Okay, well, as an editor, I had every right to judge this book by its cover — initially. When I first discovered the book in Tattered Cover, I stared at it, trying to make some sense of it. I grappled with possibilities, trying to imagine that this couldn’t be the mistake I perceived — and, of all places, on the cover of a book listed as a New York Times Bestseller!

Surely, the publisher didn’t just forget to add an apostrophe somewhere. Surely, SURELY, someone would have caught such a glaring error.

I did some further investigation, turning this time to the book’s pages for answers. And there it was, a simple explanation: The two men on the cover are brothers named Charlie and Eli, and — get this — their last name is Sisters. THERE it is; you see, this works because it is simply the main characters’ surname. Though far more uncommon than a name like Smith or Jones, the word gets treated the same regarding punctuation.

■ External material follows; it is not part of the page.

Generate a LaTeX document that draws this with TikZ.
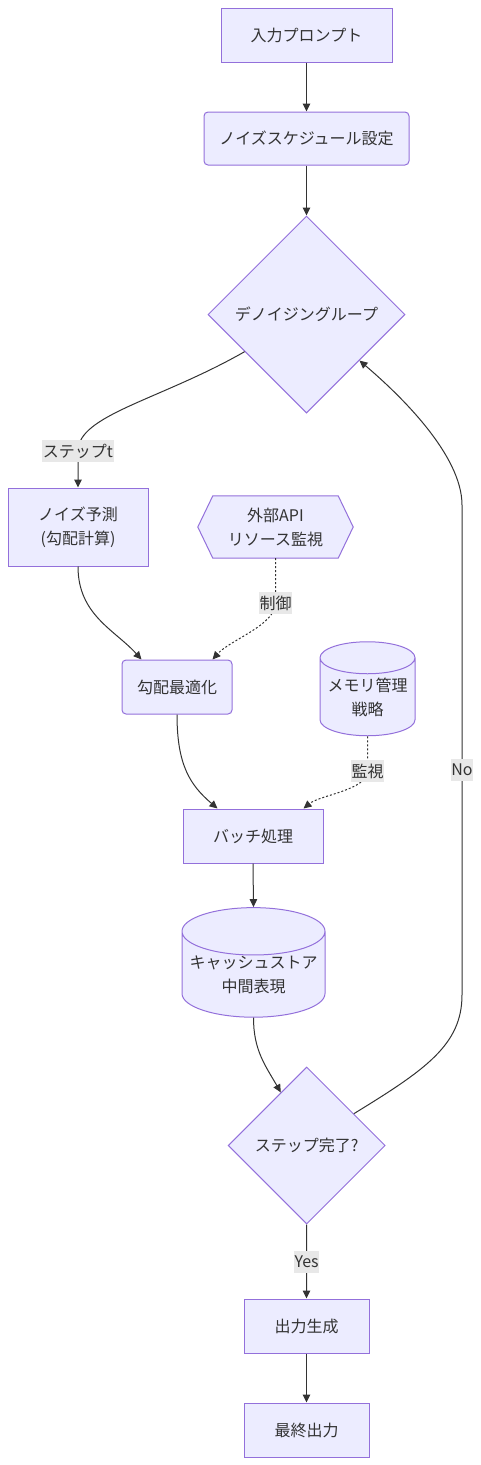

One would write “the Jones brothers” or “the Smith brothers”; similarly, when used as a surname, Sisters does not need an apostrophe because it is serving as an adjective here. It functions similarly to the adjective happy, simply modifying a noun. Which electrons? The happy electrons. Which brothers? The Sisters brothers. No apostrophes are necessary because no possessive relationship exists between the two words.

An important moral for editors can be found in this post: Not all mistakes are, in actuality, mistakes. Sometimes, dear friends, editors are wrong. They don’t always hastily reach toward their red-pen holster and snatch the menacing object from its cozy home. Sometimes, editors must first understand the context under which the “mistakes” they find are written. Sometimes, they have to put the cap back on their beloved red pen. Certainly, many a grammar guru would see this title and mark it up as a nasty, dirty error. But they would be wrong, my friends, and those poor Sisters brothers would be terribly misunderstood.

I now rest my case.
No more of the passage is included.